Reading poetry in 2019 is, in its way, a subversive act in the middle of a shouting competition – even as the poem itself maybe shouting, maybe loud and raucous, just the consumption of a single voice through a medium which cannot with a click become a galaxy of information and stimuli, is near-revolutionary in many people’s daily lives.

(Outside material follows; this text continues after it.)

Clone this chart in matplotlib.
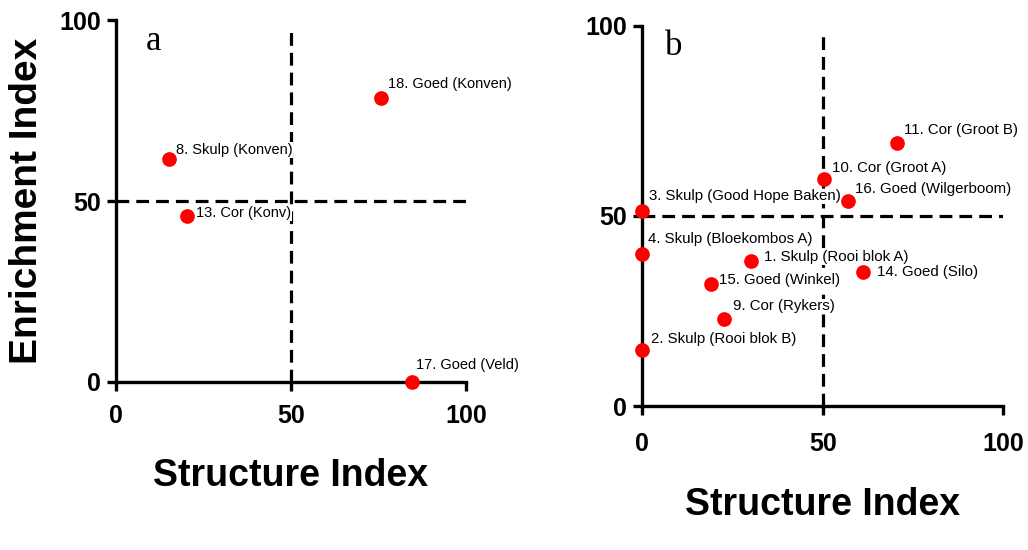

Presented in this book are many of the most interesting younger poets of Icelandic literature today – poets with voices in a time of noise; and poets of beautiful noise in a time chattery voices, from the rekindled modernist stylings of Magnús Sigurðsson and Fríða Ísberg, to the crushing and often humorous imagery of Haukur Ingvarsson and Kristín Svava Tómasdóttir, to the avant-garde social-postmodernism of Eva Rún Snorradóttir to the sheer inimitability of Ásta Fanney Sigurðardóttir’s experimentalist odes. Each of these poets represents something inherently good not just in Icelandic poetry but in poetry beyond all borders – a space for artifice, individuality and splendour.